>> START Source records

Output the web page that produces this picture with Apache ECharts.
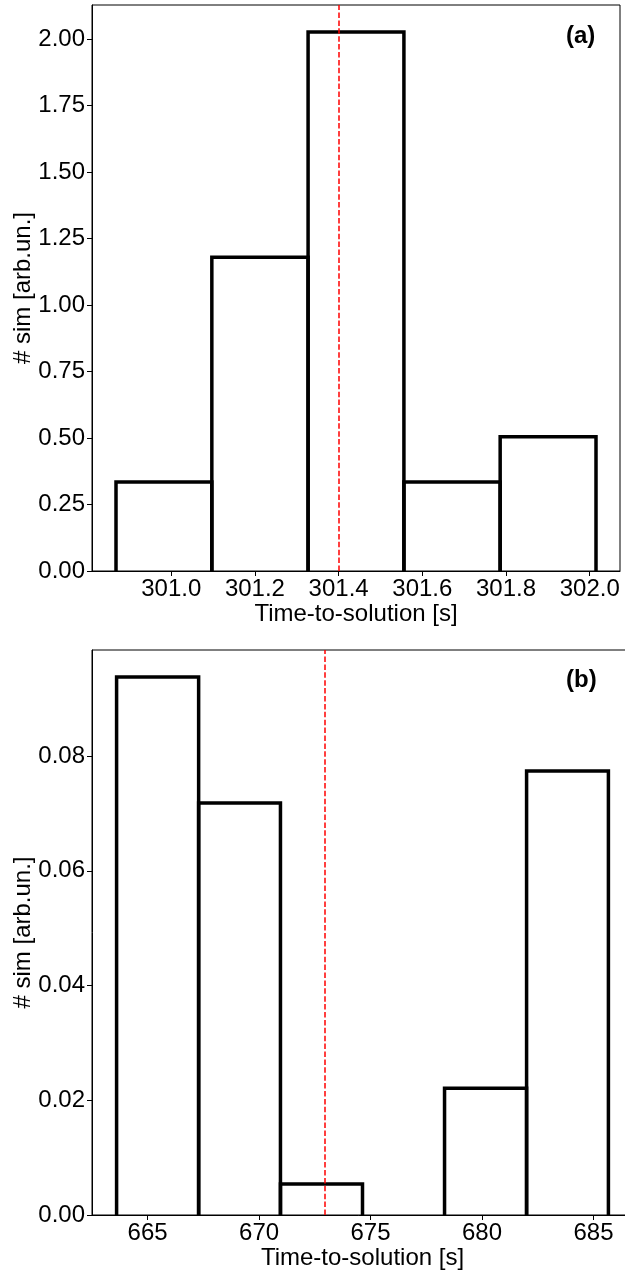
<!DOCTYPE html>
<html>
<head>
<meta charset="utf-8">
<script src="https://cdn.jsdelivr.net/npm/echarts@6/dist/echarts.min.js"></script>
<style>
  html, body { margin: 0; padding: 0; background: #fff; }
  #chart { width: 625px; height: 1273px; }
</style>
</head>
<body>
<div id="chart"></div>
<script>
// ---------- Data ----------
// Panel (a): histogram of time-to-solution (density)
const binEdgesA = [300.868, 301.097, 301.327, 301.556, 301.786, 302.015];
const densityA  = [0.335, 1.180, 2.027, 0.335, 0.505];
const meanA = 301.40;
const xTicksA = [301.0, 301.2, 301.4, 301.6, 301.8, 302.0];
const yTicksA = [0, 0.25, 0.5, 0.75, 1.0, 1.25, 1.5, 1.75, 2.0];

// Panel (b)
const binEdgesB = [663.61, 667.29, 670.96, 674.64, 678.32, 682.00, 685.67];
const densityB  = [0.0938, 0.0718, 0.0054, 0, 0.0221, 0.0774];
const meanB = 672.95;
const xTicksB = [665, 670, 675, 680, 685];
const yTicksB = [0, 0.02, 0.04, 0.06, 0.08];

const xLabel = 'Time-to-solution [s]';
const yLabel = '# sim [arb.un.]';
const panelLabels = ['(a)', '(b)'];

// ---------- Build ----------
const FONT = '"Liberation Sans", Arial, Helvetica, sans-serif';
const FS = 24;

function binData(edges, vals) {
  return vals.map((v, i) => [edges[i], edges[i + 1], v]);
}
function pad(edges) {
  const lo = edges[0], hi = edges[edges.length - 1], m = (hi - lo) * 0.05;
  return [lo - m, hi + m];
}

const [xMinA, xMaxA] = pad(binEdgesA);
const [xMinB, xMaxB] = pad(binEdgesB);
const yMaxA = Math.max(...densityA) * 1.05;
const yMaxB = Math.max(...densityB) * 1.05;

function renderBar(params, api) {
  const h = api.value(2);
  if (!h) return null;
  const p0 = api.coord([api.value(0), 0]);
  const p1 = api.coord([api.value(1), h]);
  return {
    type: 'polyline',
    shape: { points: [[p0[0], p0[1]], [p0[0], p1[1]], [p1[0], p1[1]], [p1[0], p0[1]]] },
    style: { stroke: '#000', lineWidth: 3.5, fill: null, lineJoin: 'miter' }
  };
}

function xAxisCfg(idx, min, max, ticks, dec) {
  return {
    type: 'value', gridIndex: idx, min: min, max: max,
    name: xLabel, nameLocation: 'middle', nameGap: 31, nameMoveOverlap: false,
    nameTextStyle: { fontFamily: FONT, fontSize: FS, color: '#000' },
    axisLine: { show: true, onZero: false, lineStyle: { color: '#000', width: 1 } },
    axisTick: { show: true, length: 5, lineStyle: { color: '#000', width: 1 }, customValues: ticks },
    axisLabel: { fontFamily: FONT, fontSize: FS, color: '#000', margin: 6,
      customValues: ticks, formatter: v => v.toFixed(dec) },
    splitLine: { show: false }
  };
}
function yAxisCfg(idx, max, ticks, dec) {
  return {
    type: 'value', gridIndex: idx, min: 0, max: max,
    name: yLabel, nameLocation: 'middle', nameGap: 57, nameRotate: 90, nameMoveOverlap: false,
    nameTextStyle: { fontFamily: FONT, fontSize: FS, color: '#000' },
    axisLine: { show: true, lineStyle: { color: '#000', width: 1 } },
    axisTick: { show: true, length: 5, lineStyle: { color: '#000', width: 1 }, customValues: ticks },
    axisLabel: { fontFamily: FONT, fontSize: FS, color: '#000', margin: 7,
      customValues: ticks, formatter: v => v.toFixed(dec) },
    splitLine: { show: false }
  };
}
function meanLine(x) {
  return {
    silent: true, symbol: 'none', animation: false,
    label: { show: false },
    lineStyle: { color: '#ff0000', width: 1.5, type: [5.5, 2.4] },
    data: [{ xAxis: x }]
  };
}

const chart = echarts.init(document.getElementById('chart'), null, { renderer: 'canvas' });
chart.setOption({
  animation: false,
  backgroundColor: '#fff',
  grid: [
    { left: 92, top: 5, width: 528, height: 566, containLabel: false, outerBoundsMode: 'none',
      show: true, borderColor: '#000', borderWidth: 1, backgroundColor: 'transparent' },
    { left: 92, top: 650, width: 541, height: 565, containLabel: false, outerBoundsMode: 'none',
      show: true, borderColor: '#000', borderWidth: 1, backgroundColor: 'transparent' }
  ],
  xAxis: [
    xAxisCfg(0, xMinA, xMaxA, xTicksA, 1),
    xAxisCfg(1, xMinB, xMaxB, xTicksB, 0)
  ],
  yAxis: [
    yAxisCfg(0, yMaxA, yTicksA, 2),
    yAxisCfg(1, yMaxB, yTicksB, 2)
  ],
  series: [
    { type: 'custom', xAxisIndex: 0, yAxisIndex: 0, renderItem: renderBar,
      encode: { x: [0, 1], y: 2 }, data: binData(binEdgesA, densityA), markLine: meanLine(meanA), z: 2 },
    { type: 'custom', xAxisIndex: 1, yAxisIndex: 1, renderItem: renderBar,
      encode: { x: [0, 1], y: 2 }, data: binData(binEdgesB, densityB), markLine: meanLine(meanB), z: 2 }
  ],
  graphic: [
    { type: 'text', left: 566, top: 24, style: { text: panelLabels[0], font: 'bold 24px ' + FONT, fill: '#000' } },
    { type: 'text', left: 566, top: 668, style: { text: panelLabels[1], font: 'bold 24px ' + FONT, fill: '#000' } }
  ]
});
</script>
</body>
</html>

>> END Source records
>> START Source records

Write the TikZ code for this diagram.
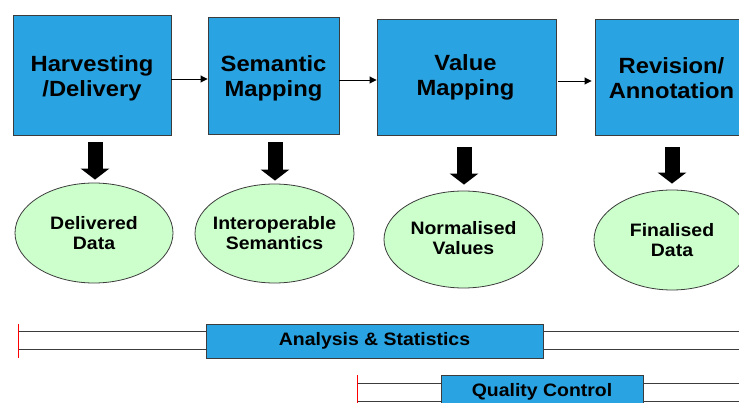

>> END Source records
>> START Source records

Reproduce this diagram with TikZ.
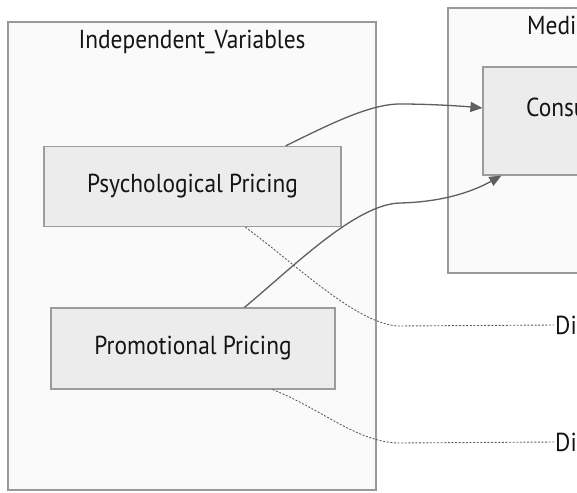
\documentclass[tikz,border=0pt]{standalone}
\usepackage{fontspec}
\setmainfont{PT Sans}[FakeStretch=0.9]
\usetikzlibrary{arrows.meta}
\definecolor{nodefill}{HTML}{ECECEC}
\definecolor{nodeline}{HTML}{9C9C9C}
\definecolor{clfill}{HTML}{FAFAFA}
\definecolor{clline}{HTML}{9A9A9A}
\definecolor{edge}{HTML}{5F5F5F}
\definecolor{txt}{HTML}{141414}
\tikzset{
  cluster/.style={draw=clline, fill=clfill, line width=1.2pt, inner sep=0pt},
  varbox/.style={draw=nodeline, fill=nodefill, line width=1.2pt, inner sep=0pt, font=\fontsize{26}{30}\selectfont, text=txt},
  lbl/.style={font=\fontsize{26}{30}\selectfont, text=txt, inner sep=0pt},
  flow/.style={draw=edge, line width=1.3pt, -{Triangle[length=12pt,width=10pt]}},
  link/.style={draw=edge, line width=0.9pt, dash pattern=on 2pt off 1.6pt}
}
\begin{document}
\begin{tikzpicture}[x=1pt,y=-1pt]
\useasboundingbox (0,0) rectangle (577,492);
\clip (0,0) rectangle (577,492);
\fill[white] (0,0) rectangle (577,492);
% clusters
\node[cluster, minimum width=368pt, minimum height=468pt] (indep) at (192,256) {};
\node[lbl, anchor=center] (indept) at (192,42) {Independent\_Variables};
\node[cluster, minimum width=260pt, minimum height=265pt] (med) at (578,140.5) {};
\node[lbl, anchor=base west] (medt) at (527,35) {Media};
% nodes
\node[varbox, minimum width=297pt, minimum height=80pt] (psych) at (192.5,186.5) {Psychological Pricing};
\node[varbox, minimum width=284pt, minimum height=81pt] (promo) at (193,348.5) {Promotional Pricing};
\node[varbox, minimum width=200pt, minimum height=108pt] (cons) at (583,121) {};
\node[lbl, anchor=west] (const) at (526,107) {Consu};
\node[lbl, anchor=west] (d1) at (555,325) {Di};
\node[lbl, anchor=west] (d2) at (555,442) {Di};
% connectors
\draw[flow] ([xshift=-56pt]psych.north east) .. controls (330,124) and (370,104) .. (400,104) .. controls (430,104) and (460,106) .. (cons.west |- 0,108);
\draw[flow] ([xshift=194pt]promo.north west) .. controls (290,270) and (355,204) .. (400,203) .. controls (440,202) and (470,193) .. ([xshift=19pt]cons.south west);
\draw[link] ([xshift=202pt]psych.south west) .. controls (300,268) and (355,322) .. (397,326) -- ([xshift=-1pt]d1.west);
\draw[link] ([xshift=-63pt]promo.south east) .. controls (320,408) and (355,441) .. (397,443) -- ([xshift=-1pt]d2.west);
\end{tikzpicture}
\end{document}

>> END Source records

**Directive**
Every line from the one containing "Output the web" to the one containing "const yMaxB = Math.max(...densityB) * 1.05;" should be output exactly, both ends included. Nothing else goes in, and no pictures either.

**The completed task**
Output the web page that produces this picture with Apache ECharts.
<!DOCTYPE html>
<html>
<head>
<meta charset="utf-8">
<script src="https://cdn.jsdelivr.net/npm/echarts@6/dist/echarts.min.js"></script>
<style>
  html, body { margin: 0; padding: 0; background: #fff; }
  #chart { width: 625px; height: 1273px; }
</style>
</head>
<body>
<div id="chart"></div>
<script>
// ---------- Data ----------
// Panel (a): histogram of time-to-solution (density)
const binEdgesA = [300.868, 301.097, 301.327, 301.556, 301.786, 302.015];
const densityA  = [0.335, 1.180, 2.027, 0.335, 0.505];
const meanA = 301.40;
const xTicksA = [301.0, 301.2, 301.4, 301.6, 301.8, 302.0];
const yTicksA = [0, 0.25, 0.5, 0.75, 1.0, 1.25, 1.5, 1.75, 2.0];

// Panel (b)
const binEdgesB = [663.61, 667.29, 670.96, 674.64, 678.32, 682.00, 685.67];
const densityB  = [0.0938, 0.0718, 0.0054, 0, 0.0221, 0.0774];
const meanB = 672.95;
const xTicksB = [665, 670, 675, 680, 685];
const yTicksB = [0, 0.02, 0.04, 0.06, 0.08];

const xLabel = 'Time-to-solution [s]';
const yLabel = '# sim [arb.un.]';
const panelLabels = ['(a)', '(b)'];

// ---------- Build ----------
const FONT = '"Liberation Sans", Arial, Helvetica, sans-serif';
const FS = 24;

function binData(edges, vals) {
  return vals.map((v, i) => [edges[i], edges[i + 1], v]);
}
function pad(edges) {
  const lo = edges[0], hi = edges[edges.length - 1], m = (hi - lo) * 0.05;
  return [lo - m, hi + m];
}

const [xMinA, xMaxA] = pad(binEdgesA);
const [xMinB, xMaxB] = pad(binEdgesB);
const yMaxA = Math.max(...densityA) * 1.05;
const yMaxB = Math.max(...densityB) * 1.05;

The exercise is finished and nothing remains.